• Task goal:
Starting at the first line of the listing below, repeat each line exactly until the line containing "(0,0) rectangle (1189,1477);", which you include. Leave out pictures.
+-------+
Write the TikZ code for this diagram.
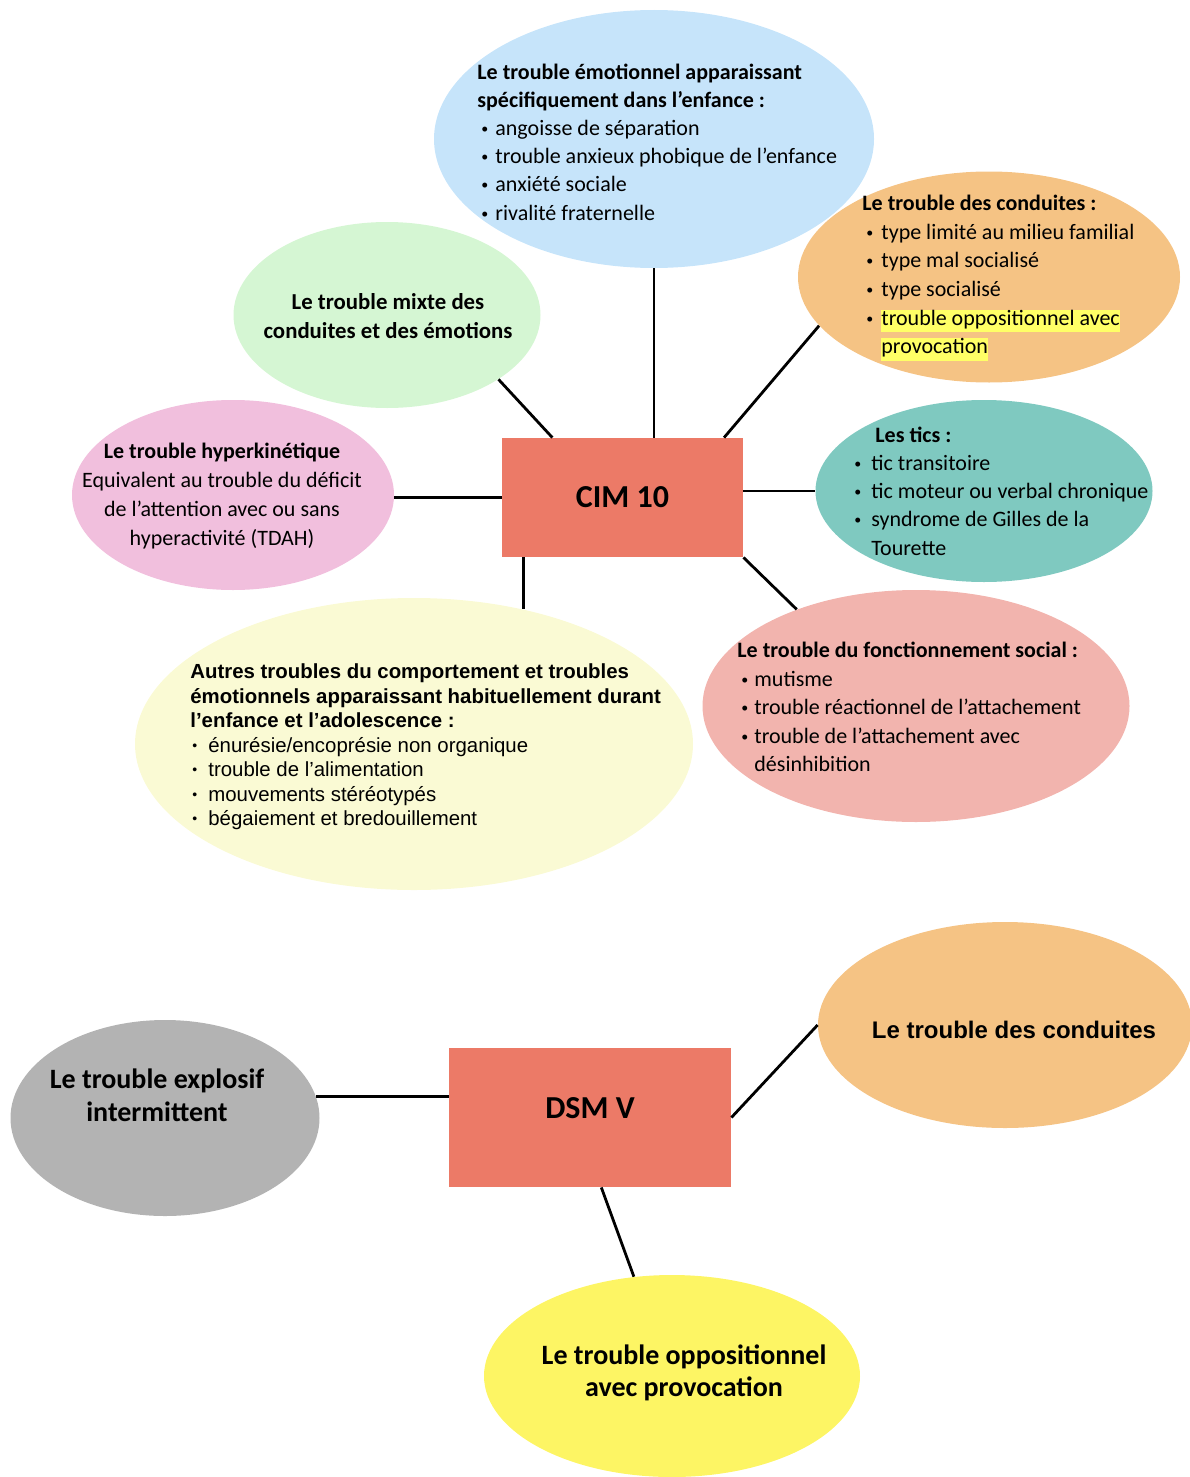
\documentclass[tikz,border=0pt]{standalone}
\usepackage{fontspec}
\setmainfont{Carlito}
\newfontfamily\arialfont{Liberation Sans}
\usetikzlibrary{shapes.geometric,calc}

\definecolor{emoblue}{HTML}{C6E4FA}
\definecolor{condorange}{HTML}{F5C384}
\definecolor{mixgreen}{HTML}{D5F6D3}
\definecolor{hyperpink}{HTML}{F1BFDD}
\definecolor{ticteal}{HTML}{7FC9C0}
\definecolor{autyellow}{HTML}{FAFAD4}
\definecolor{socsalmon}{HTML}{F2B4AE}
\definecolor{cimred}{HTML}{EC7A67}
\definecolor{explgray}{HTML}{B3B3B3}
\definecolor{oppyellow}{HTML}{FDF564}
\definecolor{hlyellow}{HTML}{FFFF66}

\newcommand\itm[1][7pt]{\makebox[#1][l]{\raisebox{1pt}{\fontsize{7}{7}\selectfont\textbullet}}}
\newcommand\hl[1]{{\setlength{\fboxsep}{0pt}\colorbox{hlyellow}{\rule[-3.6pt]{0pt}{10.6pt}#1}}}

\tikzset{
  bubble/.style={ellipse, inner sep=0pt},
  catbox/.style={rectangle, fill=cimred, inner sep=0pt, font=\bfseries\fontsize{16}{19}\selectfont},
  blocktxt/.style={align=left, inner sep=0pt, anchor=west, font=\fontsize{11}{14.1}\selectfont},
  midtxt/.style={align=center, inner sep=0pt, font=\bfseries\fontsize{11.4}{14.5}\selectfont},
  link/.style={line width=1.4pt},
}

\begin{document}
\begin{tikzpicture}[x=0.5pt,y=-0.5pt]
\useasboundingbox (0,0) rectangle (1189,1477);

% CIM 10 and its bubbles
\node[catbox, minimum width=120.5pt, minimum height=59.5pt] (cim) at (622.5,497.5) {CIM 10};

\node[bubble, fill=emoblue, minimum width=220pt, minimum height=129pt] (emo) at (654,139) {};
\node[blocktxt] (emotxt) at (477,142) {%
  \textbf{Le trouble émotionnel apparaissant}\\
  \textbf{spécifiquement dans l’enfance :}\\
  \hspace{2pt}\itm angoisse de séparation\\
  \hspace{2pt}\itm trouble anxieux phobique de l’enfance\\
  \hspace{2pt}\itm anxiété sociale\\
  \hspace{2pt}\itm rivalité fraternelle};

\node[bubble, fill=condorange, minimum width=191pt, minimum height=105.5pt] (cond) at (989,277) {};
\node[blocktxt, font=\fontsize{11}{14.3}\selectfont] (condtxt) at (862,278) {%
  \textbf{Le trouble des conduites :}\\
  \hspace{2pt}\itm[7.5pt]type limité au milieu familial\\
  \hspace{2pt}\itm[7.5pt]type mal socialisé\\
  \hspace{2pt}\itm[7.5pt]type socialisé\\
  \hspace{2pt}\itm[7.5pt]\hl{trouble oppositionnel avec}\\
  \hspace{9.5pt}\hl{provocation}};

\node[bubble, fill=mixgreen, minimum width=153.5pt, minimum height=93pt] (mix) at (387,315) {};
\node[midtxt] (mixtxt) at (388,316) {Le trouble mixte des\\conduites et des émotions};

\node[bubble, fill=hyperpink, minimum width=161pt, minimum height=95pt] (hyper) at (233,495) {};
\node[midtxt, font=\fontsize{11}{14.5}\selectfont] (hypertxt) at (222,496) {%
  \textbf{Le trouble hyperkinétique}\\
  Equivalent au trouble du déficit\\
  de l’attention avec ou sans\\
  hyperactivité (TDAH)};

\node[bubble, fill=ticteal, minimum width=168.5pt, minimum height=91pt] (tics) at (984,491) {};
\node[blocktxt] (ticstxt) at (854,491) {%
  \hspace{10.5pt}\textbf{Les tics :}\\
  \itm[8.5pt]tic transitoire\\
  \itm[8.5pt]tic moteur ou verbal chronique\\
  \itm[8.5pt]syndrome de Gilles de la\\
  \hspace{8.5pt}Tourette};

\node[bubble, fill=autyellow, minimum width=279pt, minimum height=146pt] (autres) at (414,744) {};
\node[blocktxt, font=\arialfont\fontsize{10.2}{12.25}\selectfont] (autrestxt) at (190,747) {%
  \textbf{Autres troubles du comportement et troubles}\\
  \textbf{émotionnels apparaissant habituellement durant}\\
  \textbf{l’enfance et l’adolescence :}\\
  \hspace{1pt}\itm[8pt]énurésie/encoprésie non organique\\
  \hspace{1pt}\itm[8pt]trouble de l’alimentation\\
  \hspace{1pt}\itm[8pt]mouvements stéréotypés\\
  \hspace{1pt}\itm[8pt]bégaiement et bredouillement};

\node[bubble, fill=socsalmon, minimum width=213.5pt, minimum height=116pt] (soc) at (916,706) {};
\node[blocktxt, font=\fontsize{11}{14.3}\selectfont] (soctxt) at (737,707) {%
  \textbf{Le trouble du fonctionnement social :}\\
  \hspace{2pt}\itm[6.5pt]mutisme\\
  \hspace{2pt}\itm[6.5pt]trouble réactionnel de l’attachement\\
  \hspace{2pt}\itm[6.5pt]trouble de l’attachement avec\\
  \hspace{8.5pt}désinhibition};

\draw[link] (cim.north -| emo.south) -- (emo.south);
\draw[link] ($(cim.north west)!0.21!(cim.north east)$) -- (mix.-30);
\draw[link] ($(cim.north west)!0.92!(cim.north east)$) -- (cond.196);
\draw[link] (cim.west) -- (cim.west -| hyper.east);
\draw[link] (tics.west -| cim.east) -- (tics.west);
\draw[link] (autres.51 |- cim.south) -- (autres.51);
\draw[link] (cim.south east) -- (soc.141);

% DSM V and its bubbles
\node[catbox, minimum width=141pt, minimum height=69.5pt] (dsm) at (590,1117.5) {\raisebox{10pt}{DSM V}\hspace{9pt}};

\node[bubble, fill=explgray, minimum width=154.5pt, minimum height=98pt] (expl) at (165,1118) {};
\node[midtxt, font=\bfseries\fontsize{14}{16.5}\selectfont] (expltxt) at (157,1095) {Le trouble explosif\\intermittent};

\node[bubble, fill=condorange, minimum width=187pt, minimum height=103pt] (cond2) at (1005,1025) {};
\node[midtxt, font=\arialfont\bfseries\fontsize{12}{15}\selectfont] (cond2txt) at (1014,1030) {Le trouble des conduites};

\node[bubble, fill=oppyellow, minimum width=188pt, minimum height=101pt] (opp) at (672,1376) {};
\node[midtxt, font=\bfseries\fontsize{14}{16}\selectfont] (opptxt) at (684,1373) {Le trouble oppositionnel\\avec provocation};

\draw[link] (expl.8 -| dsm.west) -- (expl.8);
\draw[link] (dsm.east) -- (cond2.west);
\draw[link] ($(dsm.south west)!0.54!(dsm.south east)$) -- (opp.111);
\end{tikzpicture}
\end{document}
+-------+
• Output:
Write the TikZ code for this diagram.
\documentclass[tikz,border=0pt]{standalone}
\usepackage{fontspec}
\setmainfont{Carlito}
\newfontfamily\arialfont{Liberation Sans}
\usetikzlibrary{shapes.geometric,calc}

\definecolor{emoblue}{HTML}{C6E4FA}
\definecolor{condorange}{HTML}{F5C384}
\definecolor{mixgreen}{HTML}{D5F6D3}
\definecolor{hyperpink}{HTML}{F1BFDD}
\definecolor{ticteal}{HTML}{7FC9C0}
\definecolor{autyellow}{HTML}{FAFAD4}
\definecolor{socsalmon}{HTML}{F2B4AE}
\definecolor{cimred}{HTML}{EC7A67}
\definecolor{explgray}{HTML}{B3B3B3}
\definecolor{oppyellow}{HTML}{FDF564}
\definecolor{hlyellow}{HTML}{FFFF66}

\newcommand\itm[1][7pt]{\makebox[#1][l]{\raisebox{1pt}{\fontsize{7}{7}\selectfont\textbullet}}}
\newcommand\hl[1]{{\setlength{\fboxsep}{0pt}\colorbox{hlyellow}{\rule[-3.6pt]{0pt}{10.6pt}#1}}}

\tikzset{
  bubble/.style={ellipse, inner sep=0pt},
  catbox/.style={rectangle, fill=cimred, inner sep=0pt, font=\bfseries\fontsize{16}{19}\selectfont},
  blocktxt/.style={align=left, inner sep=0pt, anchor=west, font=\fontsize{11}{14.1}\selectfont},
  midtxt/.style={align=center, inner sep=0pt, font=\bfseries\fontsize{11.4}{14.5}\selectfont},
  link/.style={line width=1.4pt},
}

\begin{document}
\begin{tikzpicture}[x=0.5pt,y=-0.5pt]
\useasboundingbox (0,0) rectangle (1189,1477);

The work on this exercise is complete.